| Problem |
Would you repeat the listing exactly but omit every picture?

| Information supplied |
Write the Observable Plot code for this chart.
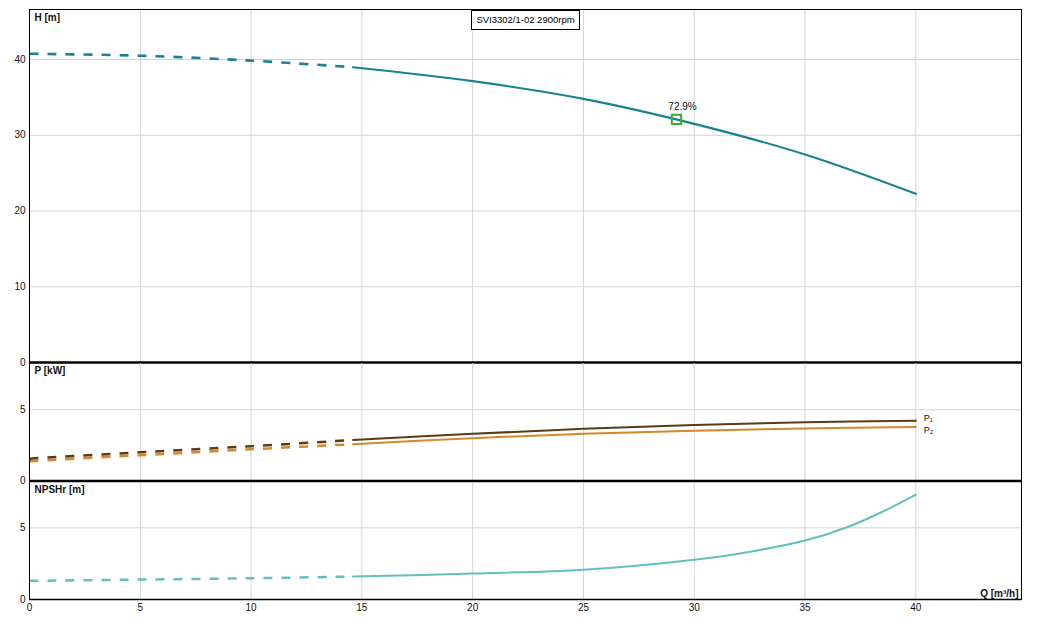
<!DOCTYPE html>
<html><head><meta charset="utf-8">
<script src="https://cdn.jsdelivr.net/npm/d3@7"></script>
<script src="https://cdn.jsdelivr.net/npm/@observablehq/plot@0.6"></script>
<style>
body{margin:0;background:#fff;font-family:"Liberation Sans",Arial,sans-serif;}
#wrap{position:relative;width:1040px;height:628px;}
#wrap svg{position:absolute;left:0;overflow:visible;background:transparent;}
#title{position:absolute;left:471px;top:10px;width:107px;height:18px;border:1px solid #000;background:#fff;
  font-size:9.5px;line-height:18px;text-align:center;color:#000;z-index:5;}
</style></head><body><div id="wrap"><div id="title"></div></div>
<script>
// ---- data ----
const flowQ   = [0, 5, 10, 14.6, 20, 25, 30, 35, 40];
const headH   = [40.75, 40.5, 39.85, 38.98, 37.14, 34.8, 31.5, 27.46, 22.27];
const powerP1 = [1.57, 2.02, 2.44, 2.88, 3.31, 3.66, 3.94, 4.12, 4.23];
const powerP2 = [1.39, 1.81, 2.23, 2.58, 3.01, 3.31, 3.53, 3.69, 3.80];
const npshQ   = [0, 5, 10, 14.6, 20, 25, 30, 32.4, 35, 36.9, 38.4, 40];
const npshR   = [1.30, 1.39, 1.48, 1.60, 1.81, 2.08, 2.78, 3.30, 4.11, 5.04, 6.05, 7.32];
const stableFrom = 14.6;
const bestPoint = {q: 29.2, h: 32.1, label: "72.9%"};
const xTicks = [0, 5, 10, 15, 20, 25, 30, 35, 40];
const hTicks = [0, 10, 20, 30, 40];
const pTicks = [0, 5];
const nTicks = [0, 5];
const chartTitle = "SVI3302/1-02 2900rpm";

const xDomain = [0, 44.77];
const font = '"Liberation Sans", Arial, sans-serif';
const grid = "#d3d3d3";
const cH = "#1a8293", cP1 = "#5a3b14", cP2 = "#d5882a", cN = "#62c0c0";
const dash = "9,9";

const rows = (qs, ys) => qs.map((q, i) => ({q, v: ys[i]}));
const dashed = d => d.filter(r => r.q <= stableFrom);
const solid = d => d.filter(r => r.q >= stableFrom);

const H = rows(flowQ, headH), P1 = rows(flowQ, powerP1), P2 = rows(flowQ, powerP2), N = rows(npshQ, npshR);

function lineMarks(data, color, w) {
  return [
    Plot.line(dashed(data), {x: "q", y: "v", stroke: color, strokeWidth: w + 0.5, strokeDasharray: dash, strokeLinecap: "butt", curve: "catmull-rom"}),
    Plot.line(solid(data), {x: "q", y: "v", stroke: color, strokeWidth: w, curve: "catmull-rom"})
  ];
}
function base(opts) {
  return {
    width: 1040, marginLeft: 29, marginRight: 19,
    x: {domain: xDomain, axis: null},
    style: {fontSize: "10px", fontFamily: font, background: "transparent", overflow: "visible", color: "#111"},
    ...opts
  };
}
const yAxis = ticks => Plot.axisY({ticks, tickSize: 0, tickPadding: 4, label: null, fontSize: 10});

const plotH = Plot.plot(base({
  height: 372, marginTop: 9, marginBottom: 10,
  y: {domain: [0, 46.6], axis: null},
  marks: [
    Plot.gridX(xTicks, {stroke: grid, strokeOpacity: 1}),
    Plot.gridY(hTicks, {stroke: grid, strokeOpacity: 1}),
    yAxis(hTicks),
    ...lineMarks(H, cH, 2.1),
    Plot.dot([bestPoint], {x: "q", y: "h", symbol: "square", r: 5.3, stroke: "#3aab36", strokeWidth: 2, fill: "none"}),
    Plot.text([bestPoint], {x: "q", y: "h", text: "label", dy: -13, dx: 6, fontSize: 10}),
    Plot.text(["H [m]"], {frameAnchor: "top-left", dx: 5, dy: 4, fontWeight: "bold", fontSize: 10}),
    Plot.frame({stroke: "#000"}),
    Plot.ruleY([0], {stroke: "#000", strokeWidth: 2.5})
  ]
}));
plotH.style.top = "0px";

const plotP = Plot.plot(base({
  height: 140, marginTop: 10, marginBottom: 11.5,
  y: {domain: [0, 8.32], axis: null},
  marks: [
    Plot.gridX(xTicks, {stroke: grid, strokeOpacity: 1}),
    Plot.gridY(pTicks, {stroke: grid, strokeOpacity: 1}),
    yAxis(pTicks),
    ...lineMarks(P2, cP2, 2),
    ...lineMarks(P1, cP1, 2),
    Plot.text([P1[P1.length - 1]], {x: "q", y: "v", text: () => "P₁", dx: 8, dy: -3, textAnchor: "start", fontSize: 9}),
    Plot.text([P2[P2.length - 1]], {x: "q", y: "v", text: () => "P₂", dx: 8, dy: 3, textAnchor: "start", fontSize: 9}),
    Plot.text(["P [kW]"], {frameAnchor: "top-left", dx: 5, dy: 4, fontWeight: "bold", fontSize: 10}),
    Plot.frame({stroke: "#000"}),
    Plot.ruleY([0], {stroke: "#000", strokeWidth: 2.5})
  ]
}));
plotP.style.top = "352px";

const plotN = Plot.plot(base({
  height: 157, marginTop: 10, marginBottom: 29,
  y: {domain: [0, 8.23], axis: null},
  marks: [
    Plot.gridX(xTicks, {stroke: grid, strokeOpacity: 1}),
    Plot.gridY(nTicks, {stroke: grid, strokeOpacity: 1}),
    yAxis(nTicks),
    Plot.axisX({ticks: xTicks, tickSize: 0, tickPadding: 4, label: null, fontSize: 10}),
    ...lineMarks(N, cN, 2),
    Plot.text(["NPSHr [m]"], {frameAnchor: "top-left", dx: 5, dy: 4, fontWeight: "bold", fontSize: 10}),
    Plot.text(["Q [m³/h]"], {frameAnchor: "bottom-right", dx: -3, dy: -3, fontWeight: "bold", fontSize: 10}),
    Plot.frame({stroke: "#000"}),
    Plot.ruleY([0], {stroke: "#000", strokeWidth: 1.5})
  ]
}));
plotN.style.top = "471px";

const wrap = document.getElementById("wrap");
wrap.append(plotH, plotP, plotN);
document.getElementById("title").textContent = chartTitle;
</script>
</body></html>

| Result for this exercise |
Write the Observable Plot code for this chart.
<!DOCTYPE html>
<html><head><meta charset="utf-8">
<script src="https://cdn.jsdelivr.net/npm/d3@7"></script>
<script src="https://cdn.jsdelivr.net/npm/@observablehq/plot@0.6"></script>
<style>
body{margin:0;background:#fff;font-family:"Liberation Sans",Arial,sans-serif;}
#wrap{position:relative;width:1040px;height:628px;}
#wrap svg{position:absolute;left:0;overflow:visible;background:transparent;}
#title{position:absolute;left:471px;top:10px;width:107px;height:18px;border:1px solid #000;background:#fff;
  font-size:9.5px;line-height:18px;text-align:center;color:#000;z-index:5;}
</style></head><body><div id="wrap"><div id="title"></div></div>
<script>
// ---- data ----
const flowQ   = [0, 5, 10, 14.6, 20, 25, 30, 35, 40];
const headH   = [40.75, 40.5, 39.85, 38.98, 37.14, 34.8, 31.5, 27.46, 22.27];
const powerP1 = [1.57, 2.02, 2.44, 2.88, 3.31, 3.66, 3.94, 4.12, 4.23];
const powerP2 = [1.39, 1.81, 2.23, 2.58, 3.01, 3.31, 3.53, 3.69, 3.80];
const npshQ   = [0, 5, 10, 14.6, 20, 25, 30, 32.4, 35, 36.9, 38.4, 40];
const npshR   = [1.30, 1.39, 1.48, 1.60, 1.81, 2.08, 2.78, 3.30, 4.11, 5.04, 6.05, 7.32];
const stableFrom = 14.6;
const bestPoint = {q: 29.2, h: 32.1, label: "72.9%"};
const xTicks = [0, 5, 10, 15, 20, 25, 30, 35, 40];
const hTicks = [0, 10, 20, 30, 40];
const pTicks = [0, 5];
const nTicks = [0, 5];
const chartTitle = "SVI3302/1-02 2900rpm";

const xDomain = [0, 44.77];
const font = '"Liberation Sans", Arial, sans-serif';
const grid = "#d3d3d3";
const cH = "#1a8293", cP1 = "#5a3b14", cP2 = "#d5882a", cN = "#62c0c0";
const dash = "9,9";

const rows = (qs, ys) => qs.map((q, i) => ({q, v: ys[i]}));
const dashed = d => d.filter(r => r.q <= stableFrom);
const solid = d => d.filter(r => r.q >= stableFrom);

const H = rows(flowQ, headH), P1 = rows(flowQ, powerP1), P2 = rows(flowQ, powerP2), N = rows(npshQ, npshR);

function lineMarks(data, color, w) {
  return [
    Plot.line(dashed(data), {x: "q", y: "v", stroke: color, strokeWidth: w + 0.5, strokeDasharray: dash, strokeLinecap: "butt", curve: "catmull-rom"}),
    Plot.line(solid(data), {x: "q", y: "v", stroke: color, strokeWidth: w, curve: "catmull-rom"})
  ];
}
function base(opts) {
  return {
    width: 1040, marginLeft: 29, marginRight: 19,
    x: {domain: xDomain, axis: null},
    style: {fontSize: "10px", fontFamily: font, background: "transparent", overflow: "visible", color: "#111"},
    ...opts
  };
}
const yAxis = ticks => Plot.axisY({ticks, tickSize: 0, tickPadding: 4, label: null, fontSize: 10});

const plotH = Plot.plot(base({
  height: 372, marginTop: 9, marginBottom: 10,
  y: {domain: [0, 46.6], axis: null},
  marks: [
    Plot.gridX(xTicks, {stroke: grid, strokeOpacity: 1}),
    Plot.gridY(hTicks, {stroke: grid, strokeOpacity: 1}),
    yAxis(hTicks),
    ...lineMarks(H, cH, 2.1),
    Plot.dot([bestPoint], {x: "q", y: "h", symbol: "square", r: 5.3, stroke: "#3aab36", strokeWidth: 2, fill: "none"}),
    Plot.text([bestPoint], {x: "q", y: "h", text: "label", dy: -13, dx: 6, fontSize: 10}),
    Plot.text(["H [m]"], {frameAnchor: "top-left", dx: 5, dy: 4, fontWeight: "bold", fontSize: 10}),
    Plot.frame({stroke: "#000"}),
    Plot.ruleY([0], {stroke: "#000", strokeWidth: 2.5})
  ]
}));
plotH.style.top = "0px";

const plotP = Plot.plot(base({
  height: 140, marginTop: 10, marginBottom: 11.5,
  y: {domain: [0, 8.32], axis: null},
  marks: [
    Plot.gridX(xTicks, {stroke: grid, strokeOpacity: 1}),
    Plot.gridY(pTicks, {stroke: grid, strokeOpacity: 1}),
    yAxis(pTicks),
    ...lineMarks(P2, cP2, 2),
    ...lineMarks(P1, cP1, 2),
    Plot.text([P1[P1.length - 1]], {x: "q", y: "v", text: () => "P₁", dx: 8, dy: -3, textAnchor: "start", fontSize: 9}),
    Plot.text([P2[P2.length - 1]], {x: "q", y: "v", text: () => "P₂", dx: 8, dy: 3, textAnchor: "start", fontSize: 9}),
    Plot.text(["P [kW]"], {frameAnchor: "top-left", dx: 5, dy: 4, fontWeight: "bold", fontSize: 10}),
    Plot.frame({stroke: "#000"}),
    Plot.ruleY([0], {stroke: "#000", strokeWidth: 2.5})
  ]
}));
plotP.style.top = "352px";

const plotN = Plot.plot(base({
  height: 157, marginTop: 10, marginBottom: 29,
  y: {domain: [0, 8.23], axis: null},
  marks: [
    Plot.gridX(xTicks, {stroke: grid, strokeOpacity: 1}),
    Plot.gridY(nTicks, {stroke: grid, strokeOpacity: 1}),
    yAxis(nTicks),
    Plot.axisX({ticks: xTicks, tickSize: 0, tickPadding: 4, label: null, fontSize: 10}),
    ...lineMarks(N, cN, 2),
    Plot.text(["NPSHr [m]"], {frameAnchor: "top-left", dx: 5, dy: 4, fontWeight: "bold", fontSize: 10}),
    Plot.text(["Q [m³/h]"], {frameAnchor: "bottom-right", dx: -3, dy: -3, fontWeight: "bold", fontSize: 10}),
    Plot.frame({stroke: "#000"}),
    Plot.ruleY([0], {stroke: "#000", strokeWidth: 1.5})
  ]
}));
plotN.style.top = "471px";

const wrap = document.getElementById("wrap");
wrap.append(plotH, plotP, plotN);
document.getElementById("title").textContent = chartTitle;
</script>
</body></html>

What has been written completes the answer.